The day in 2013 that Kamal Harris as Attorney General launched her campaign to tackle the truancy crisis in elementary schools was the day that she met her future husband Dough Emhoff, the managing partner in his law firm. They were married a year later, Kamala was 49 at the time, a little late to start a family and Doug already had two school-going children from a former marriage. So much for the “cat lady” slur.

The selection of the two vice-presidential nominees has added interest to the whole contest. Minnesota Governor Tim Walz, with a down- home appeal, like Harris has spent his career in public service as a former national guard, social studies teacher and football coach. JD Vance’s views make Trump look moderate, a so- called hillbilly from Ohio, a former marine who read law at Yale before becoming a venture capitalist in California.

The contrast between the track records of former President Trump, a property developer whose businesses had six bankruptcies and who has faced numerous charges including the Stormy Daniels hush money scandal and his rival could hardly be starker. Harris started as a trail blazing prosecutor, a District Attorney focusing on sex crimes and a criminal unit before becoming Attorney General.

Ultimately the results of the November election will be decided in the swing states and the appeal of policies to undecided voters. The tangerine-tanned Donald Trump offers back-to-the-future MAGA (Make America Great Again) to his base in the flyover states, where giant agricultural companies have pushed out small farms and stores like Walmart have pushed out Mom and Pop stores.

Vance summed it up: “We are going to build factories again, put people to work making real products for American families made with hands of American workers.” He is calling for tariff barriers of 10% against imports from countries like Ireland, ending arms support for Ukraine, building a wall between Mexico and the US to halt immigration and reversing climate change measures and encouraging the oil industry. “Drill baby. drill,” says Trump.

Harris’ opposing views include tightening up on US gun law, women’s right to make decisions about their own bodies and the view that more needs to be done about climate change, when she supported the biggest investment in clean energy in US history.
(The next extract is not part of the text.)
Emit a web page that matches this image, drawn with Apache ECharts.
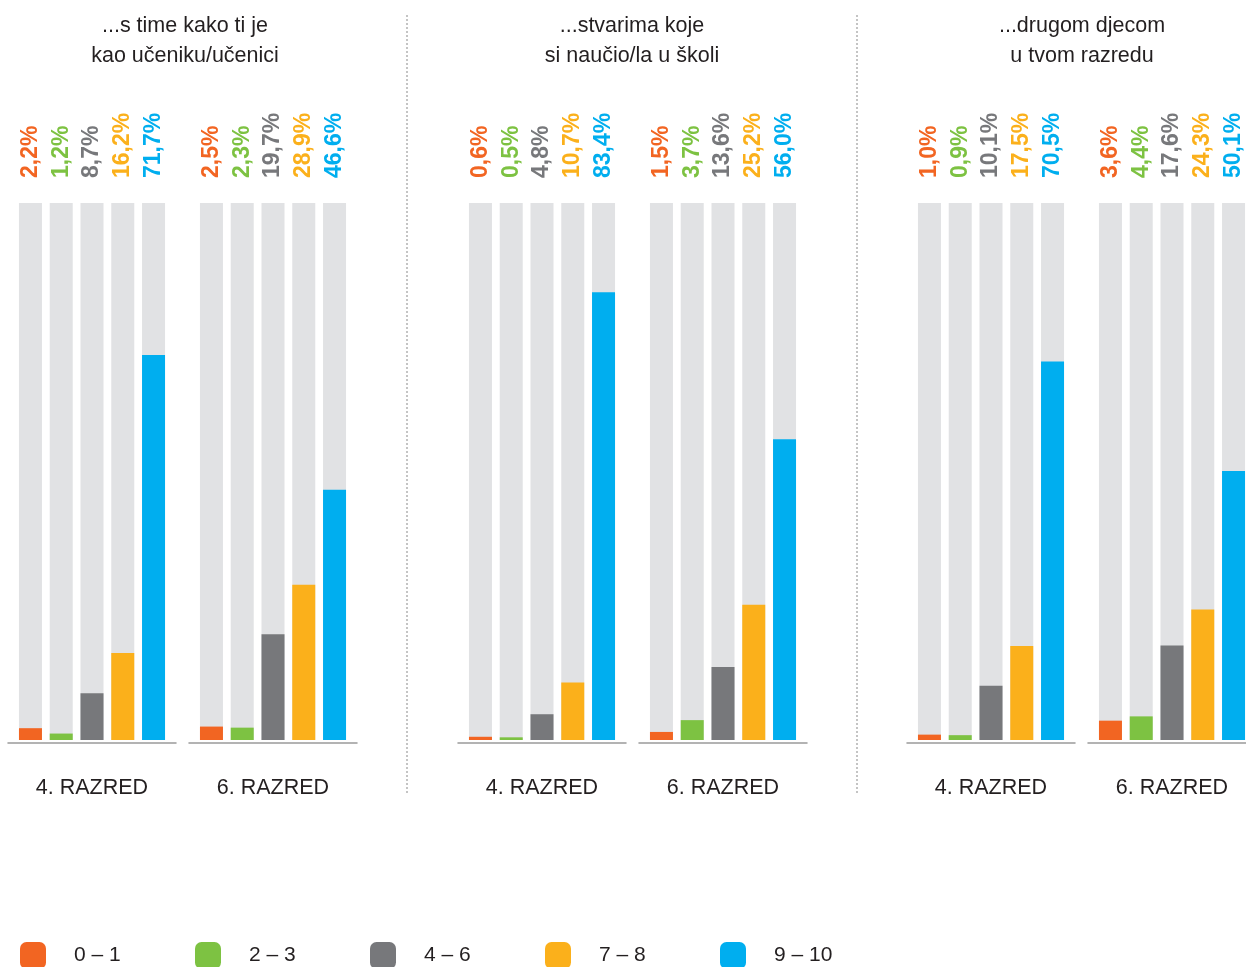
<!DOCTYPE html>
<html><head><meta charset="utf-8">
<script src="https://cdn.jsdelivr.net/npm/echarts@6/dist/echarts.min.js"></script>
<style>html,body{margin:0;padding:0;background:#fff}#c{width:1246px;height:967px}</style>
</head><body><div id="c"></div>
<script>
const panelTitles = ['...s time kako ti je\nkao učeniku/učenici', '...stvarima koje\nsi naučio/la u školi', '...drugom djecom\nu tvom razredu'];
const groupNames = ['4. RAZRED', '6. RAZRED'];
const categories = ['0 – 1', '2 – 3', '4 – 6', '7 – 8', '9 – 10'];
const colors = ['#F26522', '#7DC242', '#77787B', '#FBB01B', '#00AEEF'];
const p1g4 = [2.2, 1.2, 8.7, 16.2, 71.7];
const p1g6 = [2.5, 2.3, 19.7, 28.9, 46.6];
const p2g4 = [0.6, 0.5, 4.8, 10.7, 83.4];
const p2g6 = [1.5, 3.7, 13.6, 25.2, 56.0];
const p3g4 = [1.0, 0.9, 10.1, 17.5, 70.5];
const p3g6 = [3.6, 4.4, 17.6, 24.3, 50.1];
const groups = [p1g4, p1g6, p2g4, p2g6, p3g4, p3g6];

const FONT = 'Liberation Sans, Arial, sans-serif';
const gridLefts = [8, 189, 458, 639, 907, 1088];
const titleCenters = [185, 632, 1082];
const sepX = [407, 857];

const grid = [], xAxis = [], yAxis = [], series = [], title = [], legend = [];
groups.forEach((vals, k) => {
  grid.push({left: gridLefts[k], width: 168, top: 203, height: 537, outerBoundsMode: 'none', containLabel: false});
  xAxis.push({
    type: 'value', gridIndex: k, min: -0.73, max: 4.73,
    axisLabel: {show: false}, splitLine: {show: false}, axisTick: {show: false},
    axisLine: {show: true, onZero: false, lineStyle: {color: '#9A9A9A', width: 1.5}},
    offset: 3,
    name: groupNames[k % 2], nameLocation: 'middle', nameGap: 34,
    nameTextStyle: {fontFamily: FONT, fontSize: 21.5, color: '#231F20'}
  });
  yAxis.push({type: 'value', gridIndex: k, min: 0, max: 100, show: false});
  series.push({
    type: 'bar', name: 'bg', xAxisIndex: k, yAxisIndex: k, barWidth: 23, barGap: '-100%',
    silent: true, z: 1,
    itemStyle: {color: '#E1E2E4'},
    data: vals.map((v, i) => ({
      value: [i, 100],
      label: {color: colors[i]}
    })),
    label: {
      show: true, position: 'top', distance: 25, rotate: 90, align: 'left', verticalAlign: 'middle',
      fontFamily: FONT, fontWeight: 'bold', fontSize: 23,
      formatter: p => vals[p.dataIndex].toFixed(1).replace('.', ',') + '%'
    }
  });
  categories.forEach((c, i) => {
    series.push({
      type: 'bar', name: c, xAxisIndex: k, yAxisIndex: k, barWidth: 23, barGap: '-100%', z: 2,
      itemStyle: {color: colors[i]},
      data: [[i, vals[i]]]
    });
  });
});
panelTitles.forEach((t, p) => {
  title.push({
    text: t, left: titleCenters[p], top: 11, padding: 0, textAlign: 'center',
    textStyle: {fontFamily: FONT, fontSize: 21.5, fontWeight: 'normal', color: '#231F20', lineHeight: 30}
  });
});
categories.forEach((c, i) => {
  legend.push({
    data: [c], left: 20 + i * 175, top: 942, padding: 0,
    icon: 'roundRect', itemWidth: 26, itemHeight: 27, selectedMode: false,
    textStyle: {fontFamily: FONT, fontSize: 21, color: '#231F20', padding: [5, 0, 0, 23]}
  });
});

const chart = echarts.init(document.getElementById('c'));
chart.setOption({
  animation: false,
  title, legend, grid, xAxis, yAxis, series,
  graphic: sepX.map(x => ({
    type: 'line', shape: {x1: x, y1: 15, x2: x, y2: 795},
    style: {stroke: '#8A8A8A', lineWidth: 1, lineDash: [2, 2]}
  }))
});
</script></body></html>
Under Trump’s watch unemployment rose by 6.4% and under Biden’s more than 14 million jobs were gained. But inflation is probably the main focus on US voters’ minds, with 39% now anxious about making ends meet.

From our perspective the big question is which candidate will make the world a safer place? My vote is that it will be safer in the hands of a caring woman with the hope that enough in the US will believe the same.